Ce débat entre « loyalistes » (loyaux à la conception de l’État jacobin) et autonomistes n’est pas figé. Il est encadré et aiguillonné par l’existence d’une extrême droite aux aguets du côté des conservateurs, et par des mouvements indépendantistes militants au-delà des autonomistes. L’échec d’une solution négociée entre conservateurs-loyalistes et autonomistes laisserait très probablement la place à une confrontation entre l’extrême droite française et les indépendantistes corses. Les uns, indépendantistes étant déjà bien représentés à l’Assemblée de Corse. Les autres, extrémistes de droite, enregistrant des résultats de plus en plus spectaculaires lors des élections présidentielles françaises. Marine Le Pen obtenait ainsi une large majorité des voix (58%) en Corse au second tour des élections présidentielles en 2022. Ce résultat n’était pourtant pas encore l’expression d’une adhésion mais était l’expression d’une défiance prononcée à l’égard du président sortant, Emmanuel Macron. L’avertissement doit être entendu. Quant aux indépendantistes corses, ils dénoncent le manque supposé d’efficacité, de fermeté et d’ambition des autonomistes pour obtenir des avancées dignes de ce nom de la part des autorités gouvernementales françaises extrêmement rigides sur leurs positions.

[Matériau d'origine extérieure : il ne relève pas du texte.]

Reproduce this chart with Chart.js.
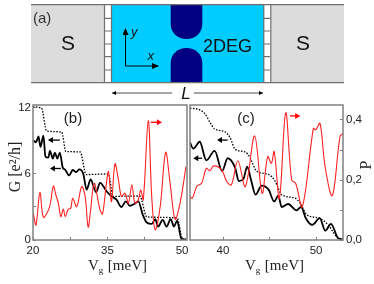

Une opinion publique insulaire a donc réellement fait son apparition. Les conditions de son émergence ont renforcé l’empreinte de la spécificité insulaire : elle est née à la lumière des rapports entre l’île et l’État central. Nul aujourd’hui n’y peut rien et ne pourra modifier d’un coup de baguette magique cette réalité. C’est face à ces enjeux d’une émancipation revendiquée, du droit à exister, du droit à décider et du droit à produire que cette opinion publique insulaire se déterminera tant que la question n’aura pas reçu de réponse ou que les antagonismes entre conservateurs et « nationalistes » n’auront pas trouvé les moyens d’un apaisement.